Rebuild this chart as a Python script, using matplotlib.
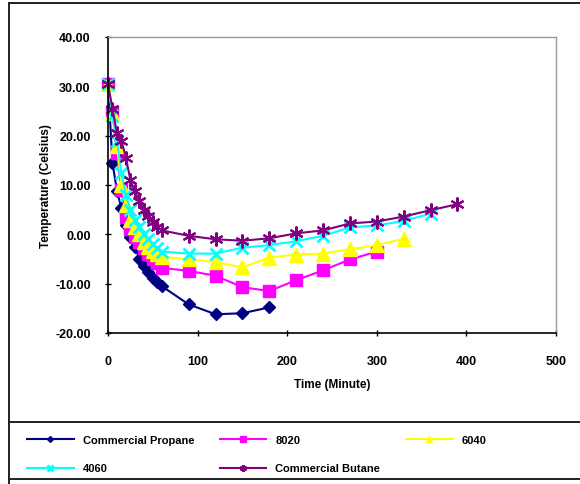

_ _ _ _ _

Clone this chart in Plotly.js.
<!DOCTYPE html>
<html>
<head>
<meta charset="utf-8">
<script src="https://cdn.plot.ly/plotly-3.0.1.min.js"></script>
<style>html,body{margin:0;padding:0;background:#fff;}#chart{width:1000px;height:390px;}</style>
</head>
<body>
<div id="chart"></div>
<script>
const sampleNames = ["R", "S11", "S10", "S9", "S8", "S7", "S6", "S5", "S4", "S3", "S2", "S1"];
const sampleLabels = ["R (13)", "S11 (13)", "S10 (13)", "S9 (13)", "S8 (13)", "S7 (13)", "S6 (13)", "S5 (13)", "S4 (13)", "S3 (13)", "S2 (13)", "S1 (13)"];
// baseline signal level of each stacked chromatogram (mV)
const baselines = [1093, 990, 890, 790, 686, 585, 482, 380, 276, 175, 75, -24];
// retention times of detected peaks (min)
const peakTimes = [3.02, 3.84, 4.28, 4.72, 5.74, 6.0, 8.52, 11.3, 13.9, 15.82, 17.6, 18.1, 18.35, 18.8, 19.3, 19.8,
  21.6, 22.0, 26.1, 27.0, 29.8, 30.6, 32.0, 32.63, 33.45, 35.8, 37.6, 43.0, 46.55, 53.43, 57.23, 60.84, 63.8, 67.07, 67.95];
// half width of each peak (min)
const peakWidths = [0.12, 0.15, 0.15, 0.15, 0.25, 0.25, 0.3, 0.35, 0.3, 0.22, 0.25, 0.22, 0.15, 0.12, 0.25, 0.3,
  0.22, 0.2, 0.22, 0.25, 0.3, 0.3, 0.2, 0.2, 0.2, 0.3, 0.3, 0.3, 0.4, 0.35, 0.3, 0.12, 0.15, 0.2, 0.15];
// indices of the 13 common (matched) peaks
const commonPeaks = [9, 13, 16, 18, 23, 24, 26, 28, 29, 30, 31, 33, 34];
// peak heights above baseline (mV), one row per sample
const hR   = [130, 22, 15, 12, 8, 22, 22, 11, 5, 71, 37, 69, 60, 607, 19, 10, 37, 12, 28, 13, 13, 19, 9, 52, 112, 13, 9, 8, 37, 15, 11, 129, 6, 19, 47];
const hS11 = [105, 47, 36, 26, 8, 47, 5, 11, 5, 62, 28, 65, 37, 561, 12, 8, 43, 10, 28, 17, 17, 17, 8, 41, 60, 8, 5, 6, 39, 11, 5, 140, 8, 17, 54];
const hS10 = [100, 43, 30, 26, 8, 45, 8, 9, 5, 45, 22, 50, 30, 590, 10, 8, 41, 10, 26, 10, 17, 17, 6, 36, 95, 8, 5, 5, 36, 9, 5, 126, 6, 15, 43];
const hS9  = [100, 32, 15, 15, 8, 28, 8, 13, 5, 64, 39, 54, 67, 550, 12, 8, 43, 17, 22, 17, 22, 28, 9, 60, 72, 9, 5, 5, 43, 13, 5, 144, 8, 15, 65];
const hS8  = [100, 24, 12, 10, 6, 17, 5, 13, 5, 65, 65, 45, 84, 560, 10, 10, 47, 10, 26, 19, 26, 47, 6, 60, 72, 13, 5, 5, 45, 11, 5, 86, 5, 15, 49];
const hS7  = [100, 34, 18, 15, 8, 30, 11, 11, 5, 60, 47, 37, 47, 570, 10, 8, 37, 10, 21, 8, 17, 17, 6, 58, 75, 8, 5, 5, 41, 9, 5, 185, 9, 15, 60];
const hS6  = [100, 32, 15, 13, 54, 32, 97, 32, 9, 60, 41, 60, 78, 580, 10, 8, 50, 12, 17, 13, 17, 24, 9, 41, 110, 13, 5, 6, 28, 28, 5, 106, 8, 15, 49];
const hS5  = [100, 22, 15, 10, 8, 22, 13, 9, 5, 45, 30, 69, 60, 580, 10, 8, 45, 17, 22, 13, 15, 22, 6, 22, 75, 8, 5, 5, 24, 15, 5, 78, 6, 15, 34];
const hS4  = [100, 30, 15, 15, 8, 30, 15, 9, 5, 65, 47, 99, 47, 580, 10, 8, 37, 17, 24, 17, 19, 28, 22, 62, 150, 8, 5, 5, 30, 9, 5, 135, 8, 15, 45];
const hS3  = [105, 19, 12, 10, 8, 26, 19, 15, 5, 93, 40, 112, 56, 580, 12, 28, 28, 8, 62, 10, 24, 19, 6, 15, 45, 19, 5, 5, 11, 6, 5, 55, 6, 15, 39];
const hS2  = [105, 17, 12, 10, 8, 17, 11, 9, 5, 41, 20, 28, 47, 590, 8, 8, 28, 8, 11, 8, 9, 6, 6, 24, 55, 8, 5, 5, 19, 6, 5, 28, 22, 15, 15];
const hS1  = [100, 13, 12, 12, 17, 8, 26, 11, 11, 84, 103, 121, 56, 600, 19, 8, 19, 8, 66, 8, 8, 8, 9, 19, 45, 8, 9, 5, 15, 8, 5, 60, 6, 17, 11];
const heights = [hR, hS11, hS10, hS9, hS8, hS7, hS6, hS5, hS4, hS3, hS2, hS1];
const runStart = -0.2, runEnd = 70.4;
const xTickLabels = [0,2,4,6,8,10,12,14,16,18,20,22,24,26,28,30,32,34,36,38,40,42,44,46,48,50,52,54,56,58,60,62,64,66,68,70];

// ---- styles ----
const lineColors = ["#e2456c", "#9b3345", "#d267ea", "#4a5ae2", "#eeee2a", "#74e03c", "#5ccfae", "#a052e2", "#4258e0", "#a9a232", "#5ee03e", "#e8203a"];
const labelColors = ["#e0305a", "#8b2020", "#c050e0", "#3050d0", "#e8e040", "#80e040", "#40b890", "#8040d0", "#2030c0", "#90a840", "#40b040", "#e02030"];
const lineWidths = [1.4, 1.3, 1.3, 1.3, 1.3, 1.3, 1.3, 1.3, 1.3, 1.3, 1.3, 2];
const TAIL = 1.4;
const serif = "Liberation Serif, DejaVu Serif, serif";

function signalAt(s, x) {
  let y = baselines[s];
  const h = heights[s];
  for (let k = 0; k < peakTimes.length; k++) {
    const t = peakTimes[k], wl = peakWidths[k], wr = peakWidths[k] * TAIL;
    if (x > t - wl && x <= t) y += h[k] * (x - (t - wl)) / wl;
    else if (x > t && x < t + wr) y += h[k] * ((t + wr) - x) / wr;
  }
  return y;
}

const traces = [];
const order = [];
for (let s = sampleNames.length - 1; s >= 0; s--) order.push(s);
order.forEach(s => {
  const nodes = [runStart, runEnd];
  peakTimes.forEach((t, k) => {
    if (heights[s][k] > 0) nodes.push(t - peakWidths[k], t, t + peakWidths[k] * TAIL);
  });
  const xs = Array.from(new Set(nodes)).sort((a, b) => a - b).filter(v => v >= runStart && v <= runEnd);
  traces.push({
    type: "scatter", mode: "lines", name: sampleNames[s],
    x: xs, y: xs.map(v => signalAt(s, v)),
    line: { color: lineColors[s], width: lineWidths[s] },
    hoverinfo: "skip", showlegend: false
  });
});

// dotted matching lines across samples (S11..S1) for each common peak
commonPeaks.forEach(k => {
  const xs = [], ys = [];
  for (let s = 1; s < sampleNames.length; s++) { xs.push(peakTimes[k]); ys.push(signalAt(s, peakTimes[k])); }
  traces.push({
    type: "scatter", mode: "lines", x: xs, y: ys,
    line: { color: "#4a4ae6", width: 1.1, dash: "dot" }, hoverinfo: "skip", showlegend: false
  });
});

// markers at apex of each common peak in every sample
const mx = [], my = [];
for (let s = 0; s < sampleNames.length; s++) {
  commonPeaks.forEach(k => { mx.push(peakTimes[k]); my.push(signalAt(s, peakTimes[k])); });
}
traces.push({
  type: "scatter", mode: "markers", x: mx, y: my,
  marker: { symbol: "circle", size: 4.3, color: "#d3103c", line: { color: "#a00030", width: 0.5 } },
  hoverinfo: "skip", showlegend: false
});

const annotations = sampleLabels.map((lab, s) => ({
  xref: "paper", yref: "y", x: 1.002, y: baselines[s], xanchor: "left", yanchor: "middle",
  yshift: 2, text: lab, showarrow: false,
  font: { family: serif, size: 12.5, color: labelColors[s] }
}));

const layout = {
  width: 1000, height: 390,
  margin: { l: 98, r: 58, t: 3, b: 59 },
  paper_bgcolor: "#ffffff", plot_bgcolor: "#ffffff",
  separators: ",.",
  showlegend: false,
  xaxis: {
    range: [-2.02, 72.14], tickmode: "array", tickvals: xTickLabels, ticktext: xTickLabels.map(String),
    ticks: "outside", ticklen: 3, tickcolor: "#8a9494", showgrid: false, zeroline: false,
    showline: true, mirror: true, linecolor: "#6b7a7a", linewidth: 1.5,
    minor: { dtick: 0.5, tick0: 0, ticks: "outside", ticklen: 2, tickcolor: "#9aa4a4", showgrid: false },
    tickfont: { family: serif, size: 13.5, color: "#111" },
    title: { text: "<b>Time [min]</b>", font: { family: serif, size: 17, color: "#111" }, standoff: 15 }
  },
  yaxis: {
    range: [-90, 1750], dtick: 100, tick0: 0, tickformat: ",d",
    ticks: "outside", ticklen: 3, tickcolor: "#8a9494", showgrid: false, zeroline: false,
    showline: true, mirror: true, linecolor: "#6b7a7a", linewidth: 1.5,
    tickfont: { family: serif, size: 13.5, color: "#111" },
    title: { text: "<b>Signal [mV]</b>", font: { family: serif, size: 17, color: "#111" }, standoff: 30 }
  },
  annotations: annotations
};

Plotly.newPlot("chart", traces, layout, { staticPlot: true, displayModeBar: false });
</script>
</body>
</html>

_ _ _ _ _

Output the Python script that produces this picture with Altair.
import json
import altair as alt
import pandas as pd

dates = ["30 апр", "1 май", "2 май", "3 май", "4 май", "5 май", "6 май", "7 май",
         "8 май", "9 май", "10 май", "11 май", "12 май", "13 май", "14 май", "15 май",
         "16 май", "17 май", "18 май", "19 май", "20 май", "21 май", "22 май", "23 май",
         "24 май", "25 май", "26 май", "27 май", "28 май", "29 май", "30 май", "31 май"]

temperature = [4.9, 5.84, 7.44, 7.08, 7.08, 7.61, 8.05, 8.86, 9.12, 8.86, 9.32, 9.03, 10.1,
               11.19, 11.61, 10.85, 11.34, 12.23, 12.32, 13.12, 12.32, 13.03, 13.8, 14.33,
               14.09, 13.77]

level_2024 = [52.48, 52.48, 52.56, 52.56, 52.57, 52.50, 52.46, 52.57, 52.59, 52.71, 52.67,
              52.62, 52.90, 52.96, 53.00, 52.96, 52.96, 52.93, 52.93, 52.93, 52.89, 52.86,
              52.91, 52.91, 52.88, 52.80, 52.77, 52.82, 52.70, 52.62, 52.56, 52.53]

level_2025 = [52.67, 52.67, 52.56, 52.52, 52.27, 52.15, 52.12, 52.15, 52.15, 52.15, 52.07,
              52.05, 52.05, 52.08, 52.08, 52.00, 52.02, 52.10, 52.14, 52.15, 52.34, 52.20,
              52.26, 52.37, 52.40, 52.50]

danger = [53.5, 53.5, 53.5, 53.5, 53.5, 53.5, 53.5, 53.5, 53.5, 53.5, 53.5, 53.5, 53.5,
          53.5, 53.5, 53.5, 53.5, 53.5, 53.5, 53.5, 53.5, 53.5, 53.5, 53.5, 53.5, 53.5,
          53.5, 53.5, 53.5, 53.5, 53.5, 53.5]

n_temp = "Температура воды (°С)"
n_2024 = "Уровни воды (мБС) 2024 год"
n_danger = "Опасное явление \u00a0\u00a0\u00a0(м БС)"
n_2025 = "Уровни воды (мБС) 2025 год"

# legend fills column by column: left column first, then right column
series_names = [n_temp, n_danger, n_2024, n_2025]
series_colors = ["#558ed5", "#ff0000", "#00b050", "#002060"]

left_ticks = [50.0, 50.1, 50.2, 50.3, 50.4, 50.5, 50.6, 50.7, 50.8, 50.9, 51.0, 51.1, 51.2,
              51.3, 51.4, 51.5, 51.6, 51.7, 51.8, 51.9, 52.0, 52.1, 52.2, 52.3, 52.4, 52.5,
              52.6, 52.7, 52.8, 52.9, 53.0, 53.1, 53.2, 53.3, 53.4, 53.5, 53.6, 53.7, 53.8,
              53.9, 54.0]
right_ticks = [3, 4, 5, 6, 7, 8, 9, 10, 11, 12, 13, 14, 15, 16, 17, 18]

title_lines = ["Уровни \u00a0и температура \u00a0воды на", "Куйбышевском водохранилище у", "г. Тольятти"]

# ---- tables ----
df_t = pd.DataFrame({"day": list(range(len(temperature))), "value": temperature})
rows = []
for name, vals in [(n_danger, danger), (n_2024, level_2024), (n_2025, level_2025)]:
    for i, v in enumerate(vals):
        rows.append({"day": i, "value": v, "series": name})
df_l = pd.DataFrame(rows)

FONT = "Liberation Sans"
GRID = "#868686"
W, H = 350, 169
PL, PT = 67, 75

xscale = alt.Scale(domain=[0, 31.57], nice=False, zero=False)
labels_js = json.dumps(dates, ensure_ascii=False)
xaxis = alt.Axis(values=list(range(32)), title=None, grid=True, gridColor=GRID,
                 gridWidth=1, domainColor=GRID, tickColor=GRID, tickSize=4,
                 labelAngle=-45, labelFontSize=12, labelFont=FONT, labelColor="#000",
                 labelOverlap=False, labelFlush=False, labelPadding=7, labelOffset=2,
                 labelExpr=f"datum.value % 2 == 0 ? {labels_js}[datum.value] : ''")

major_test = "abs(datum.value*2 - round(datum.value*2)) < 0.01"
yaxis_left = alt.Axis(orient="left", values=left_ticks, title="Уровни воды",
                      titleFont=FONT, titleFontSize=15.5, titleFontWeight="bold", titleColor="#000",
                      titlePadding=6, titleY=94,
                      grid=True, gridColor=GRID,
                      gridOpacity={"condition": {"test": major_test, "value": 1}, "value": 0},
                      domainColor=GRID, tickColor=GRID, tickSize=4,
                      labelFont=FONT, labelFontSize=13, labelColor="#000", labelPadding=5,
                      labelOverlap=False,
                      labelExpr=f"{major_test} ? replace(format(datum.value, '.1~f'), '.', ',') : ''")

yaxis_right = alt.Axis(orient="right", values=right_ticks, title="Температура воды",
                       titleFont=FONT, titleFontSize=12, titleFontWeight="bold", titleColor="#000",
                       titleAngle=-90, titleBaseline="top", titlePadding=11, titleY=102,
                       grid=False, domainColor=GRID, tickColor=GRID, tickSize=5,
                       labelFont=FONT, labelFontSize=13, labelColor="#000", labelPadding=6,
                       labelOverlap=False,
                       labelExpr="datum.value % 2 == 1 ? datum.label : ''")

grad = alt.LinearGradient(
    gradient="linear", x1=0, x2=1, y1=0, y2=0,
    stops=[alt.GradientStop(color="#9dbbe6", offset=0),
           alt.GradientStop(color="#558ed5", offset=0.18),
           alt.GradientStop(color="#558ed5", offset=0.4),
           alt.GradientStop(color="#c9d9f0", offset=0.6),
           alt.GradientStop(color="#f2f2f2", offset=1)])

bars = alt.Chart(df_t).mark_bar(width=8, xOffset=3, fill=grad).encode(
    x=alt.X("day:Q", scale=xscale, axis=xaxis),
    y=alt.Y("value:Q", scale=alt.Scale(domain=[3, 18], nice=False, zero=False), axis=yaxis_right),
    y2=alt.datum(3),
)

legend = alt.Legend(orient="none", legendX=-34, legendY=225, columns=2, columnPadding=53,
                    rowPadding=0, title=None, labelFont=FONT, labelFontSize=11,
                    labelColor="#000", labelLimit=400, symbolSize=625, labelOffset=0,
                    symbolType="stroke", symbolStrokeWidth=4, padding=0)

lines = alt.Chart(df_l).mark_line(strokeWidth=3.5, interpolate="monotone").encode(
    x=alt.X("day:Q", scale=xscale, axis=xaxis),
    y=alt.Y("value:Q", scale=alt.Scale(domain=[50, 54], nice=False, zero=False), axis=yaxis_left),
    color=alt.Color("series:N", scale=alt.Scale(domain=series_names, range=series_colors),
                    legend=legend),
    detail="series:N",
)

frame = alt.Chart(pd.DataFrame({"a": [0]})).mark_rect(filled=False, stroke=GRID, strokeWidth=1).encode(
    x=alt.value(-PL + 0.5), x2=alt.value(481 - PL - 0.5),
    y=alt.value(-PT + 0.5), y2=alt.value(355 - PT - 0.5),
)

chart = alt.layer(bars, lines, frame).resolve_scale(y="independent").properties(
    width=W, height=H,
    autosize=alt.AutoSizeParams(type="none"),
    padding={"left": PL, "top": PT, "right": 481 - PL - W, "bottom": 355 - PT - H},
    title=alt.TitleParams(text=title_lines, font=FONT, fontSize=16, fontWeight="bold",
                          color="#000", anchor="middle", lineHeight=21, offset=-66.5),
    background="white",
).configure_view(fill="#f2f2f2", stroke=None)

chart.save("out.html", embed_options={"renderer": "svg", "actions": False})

_ _ _ _ _

# WHAT NEEDS TO BE DONE
Your task is to give again the lines from the one containing "Output the Python" to the one containing "52.26, 52.37, 52.40, 52.50]", both lines included, exactly and without anything added.

# CORRECT RESPONSE
Output the Python script that produces this picture with Altair.
import json
import altair as alt
import pandas as pd

dates = ["30 апр", "1 май", "2 май", "3 май", "4 май", "5 май", "6 май", "7 май",
         "8 май", "9 май", "10 май", "11 май", "12 май", "13 май", "14 май", "15 май",
         "16 май", "17 май", "18 май", "19 май", "20 май", "21 май", "22 май", "23 май",
         "24 май", "25 май", "26 май", "27 май", "28 май", "29 май", "30 май", "31 май"]

temperature = [4.9, 5.84, 7.44, 7.08, 7.08, 7.61, 8.05, 8.86, 9.12, 8.86, 9.32, 9.03, 10.1,
               11.19, 11.61, 10.85, 11.34, 12.23, 12.32, 13.12, 12.32, 13.03, 13.8, 14.33,
               14.09, 13.77]

level_2024 = [52.48, 52.48, 52.56, 52.56, 52.57, 52.50, 52.46, 52.57, 52.59, 52.71, 52.67,
              52.62, 52.90, 52.96, 53.00, 52.96, 52.96, 52.93, 52.93, 52.93, 52.89, 52.86,
              52.91, 52.91, 52.88, 52.80, 52.77, 52.82, 52.70, 52.62, 52.56, 52.53]

level_2025 = [52.67, 52.67, 52.56, 52.52, 52.27, 52.15, 52.12, 52.15, 52.15, 52.15, 52.07,
              52.05, 52.05, 52.08, 52.08, 52.00, 52.02, 52.10, 52.14, 52.15, 52.34, 52.20,
              52.26, 52.37, 52.40, 52.50]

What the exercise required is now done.